I've been using Metalink and Support for over ten years now and I think three memorably bad experiences in that time is pretty good going. Most iTARs get solved, and get solved within a reasonable time. Of course, not working in production means that I can take a more relaxed attitude towards rsolution time.

The real problem with Metalink is the interface. When I first started using Support it was all done with phone calls. Which was great: I almost always got someone who was knowledgeable, so most TARs were actually resolved on the phone or else they turned out to be bugs, (As I was using Designer 1.2 on Windows for Workgroups 3.1.1 to generate Forms 4.5 there were a lot of bugs). What that meant was I tended to phone up Supoort to get answers to questions of the "How do I do ...?" variety. Now that iTARs have to be raised through a web interface everything takes much longer. There just isn't the immediacy of a phone call. In fact the iTAR process is so slow it's generally a lot quicker to use the Metalink search engine or Google. As a consequence I never contact support with a "How do I do ... ?" question. They're smart, these Oracle guys.

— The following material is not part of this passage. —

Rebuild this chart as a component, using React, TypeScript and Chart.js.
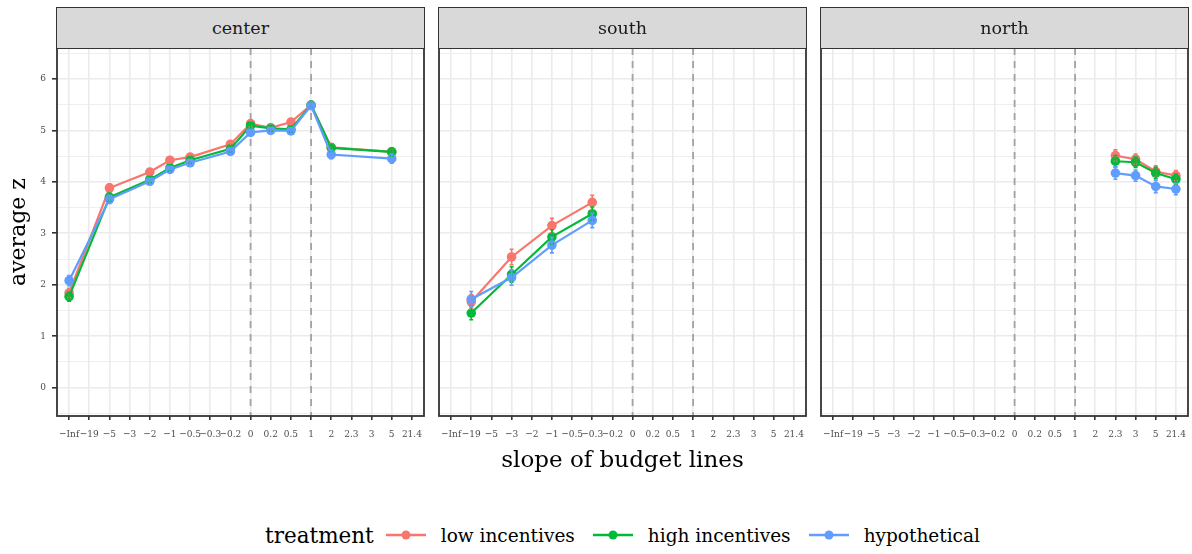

Of course, the Metalink repository is not without it's problems. Why is it so hard to filter out anything to do with RdB or Apps of any flavour? Why can't I explicitly search for (or exclude) stuff by document type (release installation note, error report, How To bulletin)? Why is the weighting of documents so poor? It used to be that the first result when search for an error number was the OERR document. Now it's quite frequently number 79/100. The answer is quite simple: poor metadata. The Metalink repository needs much better tagging. Of course there must be so many documents in the database you can see why nobody want's to undertake the task.

But then, but then. Only last week I started to raise a TAR because I had failed to find anything helpful in the repository. having typed it all in the TAR workflow suggested six documents that might solve my issue, and the second one did. Result! So the information is there, it's just sometimes so hard to find it.

It's easy to knock Metalink, but who would really want to be without it?